The use of art-historical references in the work of Mirga-Tas is varied and extraordinarily compelling. The facade of the Polish Pavilion is decorated with panels recreating the layout of the Wheel of Fortune card from the 15th-century Visconti-Sforza Tarot. Traditionally, this card features four symbols of evangelists, each of whom also corresponds to a zodiac sign. Tarot cards and the frescos in Palazzo Schifanoia are also linked by the presence of astrological elements. Originally an aristocratic game, by the late 18th century tarot cards acquired their occult function and turned into a tool for fortune telling, thus becoming the expression of the force of fate. Mirga-Tas admits that the experience of having seen her grandmother using tarot cards has always made the artist think of her as a “magic person”(See https://www.raicultura.it/arte/articoli/2022/05/Magorzata-Mirga-Tas–4f82c064-95de-4f8b-bb0b-69a430d2850d.html (Accessed 10/29/2022).) and served as an example of female authority. Both the original fresco in Palazzo Schifanoia and Mirga-Tas’s work were collaborative projects, the latter being produced with the assistance of several craftswomen and craftsmen, including the artist’s relatives. For example, in the upper part of the March fresco by Francesco del Cossa, the right side features a group of needlewomen and weavers. In the corresponding panel in Mirga-Tas’s work, the lower level of the composition hides a cameo of the artist,(Małgorzata Mirga-Tas.
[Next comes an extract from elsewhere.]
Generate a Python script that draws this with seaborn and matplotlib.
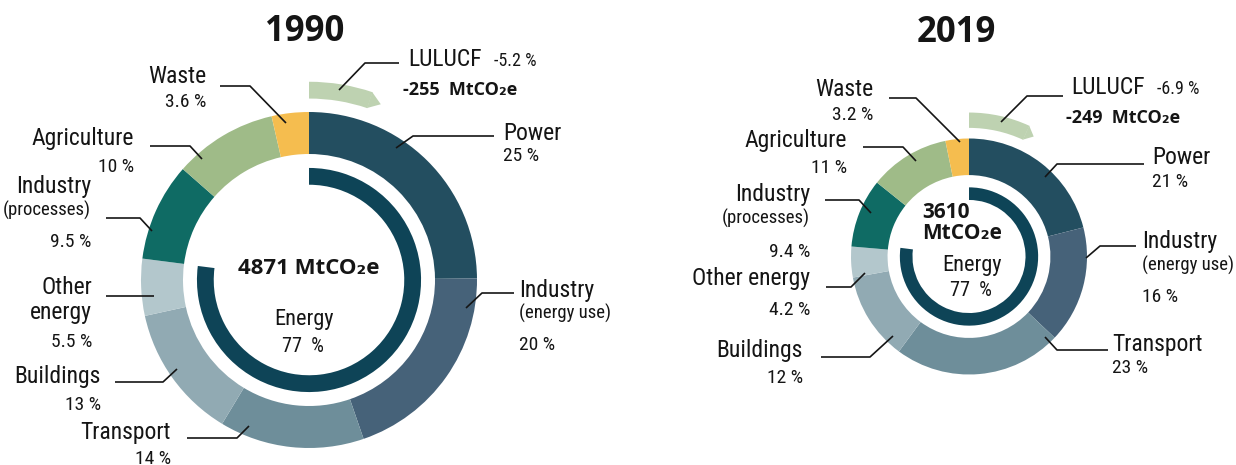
import matplotlib
matplotlib.use("Agg")
import matplotlib.pyplot as plt
from matplotlib import font_manager as fm
import numpy as np
import seaborn as sns

# shares of total emissions (%), clockwise from 12 o'clock
sectors = ["Power", "Industry", "Transport", "Buildings", "Other energy",
           "Industry", "Agriculture", "Waste"]
sub_labels = ["", "(energy use)", "", "", "", "(processes)", "", ""]
share_1990 = [25, 20, 14, 13, 5.5, 9.5, 10, 3.6]
share_2019 = [21, 16, 23, 12, 4.2, 9.4, 11, 3.2]
energy_share = [77, 77]
lulucf_share = [-5.2, -6.9]
lulucf_mt = [-255, -249]
total_mt = [4871, 3610]
years = ["1990", "2019"]

sector_colors = ["#234e60", "#466279", "#6e8e9a", "#91aab3", "#b3c7cc",
                 "#0f6b64", "#9fbb88", "#f5bd4f"]
energy_color = "#0e4457"
lulucf_color = "#bed2b1"
ink = "#151515"

sns.set_theme(style="white")

# the original uses a condensed face; take one if the system has it
entries = fm.fontManager.ttflist
names = {f.name for f in entries}
stretch = "normal"
scale = 1.0
cond = None
for cand in ["Liberation Sans Narrow", "Roboto Condensed", "Open Sans Condensed",
             "Noto Sans Condensed", "DejaVu Sans Condensed"]:
    if cand in names:
        cond = cand
        break
if cond is None:
    c2 = [f for f in entries if str(f.stretch) in ("condensed", "semi-condensed")
          and f.name in ("DejaVu Sans", "Noto Sans", "Roboto", "Open Sans")]
    if c2:
        cond = c2[0].name
        stretch = str(c2[0].stretch)
if cond is None:
    cond = "Roboto" if "Roboto" in names else "DejaVu Sans"
    scale = 0.84
plt.rcParams["font.family"] = [cond, "DejaVu Sans"]
plt.rcParams["font.stretch"] = stretch
BOLD = ["Open Sans", "DejaVu Sans"]

NAME, SUB, PCT = 17 * scale, 13.5 * scale, 14 * scale

W, H = 1236, 465
fig = plt.figure(figsize=(12.36, 4.65), dpi=100)
ax = fig.add_axes([0, 0, 1, 1])


def Y(y):
    return H - y


def donut(cx, cy, R, shares, inner, e_r, e_w, l_r, l_w, e_pct, l_pct):
    c = (cx, Y(cy))
    ax.pie(shares, radius=R, center=c, startangle=90, counterclock=False,
           colors=sector_colors, wedgeprops=dict(width=R * (1 - inner), linewidth=0))
    ax.pie([e_pct, 100 - e_pct], radius=R * e_r, center=c, startangle=90,
           counterclock=False, colors=[energy_color, "none"],
           wedgeprops=dict(width=R * e_w, linewidth=0))
    lp = abs(l_pct)
    ax.pie([lp, 100 - lp], radius=R * l_r, center=c, startangle=90,
           counterclock=False, colors=[lulucf_color, "none"],
           wedgeprops=dict(width=R * l_w, linewidth=0))
    # arrow tip at the end of the LULUCF band
    th = np.deg2rad(90 - 360 * lp / 100)
    d = np.deg2rad(3.5)
    ro, ri = R * l_r, R * (l_r - l_w)
    rm = (ro + ri) / 2
    px = [c[0] + ro * np.cos(th + 0.002), c[0] + rm * np.cos(th - d), c[0] + ri * np.cos(th + 0.002)]
    py = [c[1] + ro * np.sin(th + 0.002), c[1] + rm * np.sin(th - d), c[1] + ri * np.sin(th + 0.002)]
    ax.fill(px, py, color=lulucf_color, lw=0)


def leader(pts):
    ax.plot([p[0] for p in pts], [Y(p[1]) for p in pts], color=ink, lw=1.2,
            solid_capstyle="butt")


def txt(x, y, s, size, ha="left", **kw):
    return ax.text(x, Y(y), s, ha=ha, va="center", fontsize=size, color=ink, **kw)


def labels(layout, shares, two_line_other):
    for i, (x, ha, yn, ys, yp) in enumerate(layout):
        name = sectors[i]
        if name == "Other energy" and two_line_other:
            txt(x, yn, "Other", NAME, ha)
            txt(x, yn + 25, "energy", NAME, ha)
        else:
            txt(x, yn, name, NAME, ha)
        if sub_labels[i]:
            txt(x, ys, sub_labels[i], SUB, ha)
        txt(x, yp, f"{shares[i]:g} %", PCT, ha)


def lulucf_text(x, y, k):
    t = txt(x, y, "LULUCF", NAME)
    ax.annotate(f"{lulucf_share[k]:g} %", xy=(1, 0.45), xycoords=t, xytext=(9, 0),
                textcoords="offset points", ha="left", va="center",
                fontsize=13 * scale, color=ink)
    txt(x - 5, y + 30, f"{lulucf_mt[k]}  MtCO\u2082e", 13, fontweight="bold", family=BOLD)


# ---- 1990 ----
donut(309, 280, 168, share_1990, 0.75, 0.667, 0.10, 1.18, 0.10,
      energy_share[0], lulucf_share[0])
txt(305, 32, years[0], 25, "center", fontweight="bold", family=BOLD)

labels([  # x, ha, y_name, y_sub, y_pct
    (503, "left", 133, None, 156),
    (519, "left", 290, 313, 345),
    (171, "right", 432, None, 459),
    (101, "right", 377, None, 405),
    (92, "right", 288, None, 342),
    (91, "right", 187, 210, 242),
    (134, "right", 139, None, 167),
    (206, "right", 77, None, 102),
], share_1990, True)

for pts in [
    [(494, 136), (413, 136), (396, 148)],
    [(514, 293), (482, 293), (466, 308)],
    [(187, 438), (237, 438), (249, 426)],
    [(115, 382), (163, 382), (177, 369)],
    [(106, 296), (154, 296)],
    [(106, 218), (140, 218), (152, 231)],
    [(150, 146), (190, 146), (202, 159)],
    [(220, 86), (250, 86), (286, 123)],
    [(399, 63), (365, 63), (339, 90)],
]:
    leader(pts)

lulucf_text(408, 60, 0)
txt(309, 268, f"{total_mt[0]} MtCO\u2082e", 16, "center", fontweight="bold", family=BOLD)
txt(304, 320, "Energy", 16 * scale / 0.84 if scale < 1 else 16, "center")
txt(303, 347, f"{energy_share[0]}  %", 14.5 * scale, "center")

# ---- 2019 ----
donut(969, 256.5, 118, share_2019, 0.69, 0.586, 0.107, 1.22, 0.13,
      energy_share[1], lulucf_share[1])
txt(956, 33, years[1], 25, "center", fontweight="bold", family=BOLD)

labels([
    (1152, "left", 157, None, 182),
    (1142, "left", 242, 265, 297),
    (1112, "left", 345, None, 368),
    (803, "right", 350, None, 378),
    (810, "right", 278, None, 310),
    (810, "right", 195, 218, 252),
    (847, "right", 140, None, 168),
    (873, "right", 90, None, 115),
], share_2019, False)

for pts in [
    [(1144, 164), (1057, 164), (1045, 177)],
    [(1136, 246), (1100, 246), (1086, 258)],
    [(1108, 350), (1057, 350), (1045, 337)],
    [(821, 357), (870, 357), (893, 336)],
    [(826, 287), (851, 287), (865, 273)],
    [(825, 200), (859, 200), (871, 213)],
    [(863, 147), (903, 147), (916, 161)],
    [(889, 98), (916, 98), (960, 142)],
    [(1063, 96), (1027, 96), (1001, 122)],
]:
    leader(pts)

lulucf_text(1071, 88, 1)
txt(922, 213, f"{total_mt[1]}", 15, fontweight="bold", family=BOLD)
txt(922, 234, "MtCO\u2082e", 15, fontweight="bold", family=BOLD)
txt(972, 265, "Energy", 16 * scale, "center")
txt(971, 290, f"{energy_share[1]}  %", 14.5 * scale, "center")

ax.set_xlim(0, W)
ax.set_ylim(0, H)
ax.set_aspect("equal")
ax.axis("off")

fig.savefig("out.png", dpi=100)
Re-enchanting the World: Polish Pavilion at the 59th International Art Exhibition – La Biennale di Venezia. Exhibition catalogue (Venice, 23 April–27 November 2022), Wojciech Szymański and Joanna Warsza (eds), Zachęta – National Gallery of Art, Warsaw 2022, p. 67.) who is shown with her relatives creating textiles together. The conceptual framework of Re-enchanting the World relies on the trans-historical circulation of images relating to the way the artist challenges and disputes mainstream visual histories, as well as to the legend of the origins of Roma and the fact that today Romani culture is transnational.
Another important reference for one’s understanding of Mirga-Tas’s installation is the ground-breaking study by American-Italian sociologist Silvia Federici, Re-enchanting the World: Feminism and the Politics of the Commons, the title of which curators Szymański and Warsza borrow for their project. Federici’s study dwells on the communities’ potential to evidence capitalism’s flaws and resist its patriarchal bias. Several aspects of Mirga-Tas’s approach, such as collective handwork and the use of recycled materials, evoke the energy that was described by Federici as an opposition to the endlessly expanding neoliberal order of the world. A tribute to Federici’s writings is also present in the title of the Biennale itself, The Milk of Dreams, especially in one of the exhibition’s “historical capsules” entitled The Witch’s Cradle, which featured many female Surrealists who used the themes of magic, alchemy and diverse mythologies, all characterized by emancipatory impulses. (It should be noted that Federici was a guest speaker at one of the Biennale’s public programs in October.)
Indeed, the idea of communality is consistently articulated in Mirga-Tas’s oeuvre that acquires new notes within the horizon of today’s political ruptures and the deepening uncertainties of the ongoing war in Ukraine. Curators insist on how images and their meanings matter. Hence, the need to revise them. Several curators at this year’s biennale sought to expose how many cultures and peoples have been ignored by mainstream discourses. Through Mirga-Tas’s work, Szymański and Warsza highlight how the Roma community have long remained an “other” to dominant European culture, while also being a source of alternative wisdom because of its transnational nature. The righting of historical absence and misrepresentation of Roma echoes current debates about Eurocentric bias in various areas of culture and science, with artists and curators calling for decolonization and engagement with a broader framework for understanding and describing the world.
How, then, to sew up the world? For Mirga-Tas, by reappropriating canonical works of Western European art history and interweaving a Roma subjectivity to create new narratives. Through the act of sewing, the artist argues for the power of reconnecting in her constellation of found textiles, themes, and personalities, who come from different historical eras and cultures but coalesce to reflect her idealism. Re-enchanting the World manifests the artist’s mature expressive language as evinced in her previous exhibitions, while also offering an emotional and personal reading of the present state of society and the cultural role played by its minorities. Mirga-Tas’s employment of diverse clothing fragments and textiles pieces suggests that cultural co-existence doesn’t necessarily mean a homogeneous identity.
In the works of Leonora Carrington (whose children’s book, Milk of Dreams, inspired the title of Cecilia Alemani’s Biennale), the domestic space is a site of female empowerment, magic and imagination.(Alyce Mahon, “Daughters of the Minotaur: Women Surrealists’ Re-Enchantment of the World” in Biennale Arte 2022: The Milk of Dreams. Exhibition catalog (Venice, 23 April–27 November 2022), Cecilia Alemani et al. (eds), pp. 88-92.) For Mirga-Tas, the stories of real women who often live outside of ideology rooted in a meritocratic system become examples of emancipation and strength. According to the artist, her work speaks about women of her community to emphasize their ability to “foster the reality around them,” not the least because of their role in rearing the new generation.
Mirga-Tas’s central strategy is to contrast all forms of violence with empowering stories and images, which she does through metaphors of repair, resistance, and care. At the same time, the artist’s appropriation of zodiac symbols and the Wheel of Fortune element on the pavilion’s facade suggests another major motif in Re-enchanting the World: cyclicality. These astrological references are not incidental and dialogue perfectly with the surrealist themes seen throughout The Milk of Dreams. They speak to the very essence of human relationships with the cosmic realm accompanying any traveller as a map and a guard. In this sense, constellations are the ultimate allusion to migration and symbolize the most natural state of human personalities, that of dreaming and imagination, where images change their meaning in an endless cycle.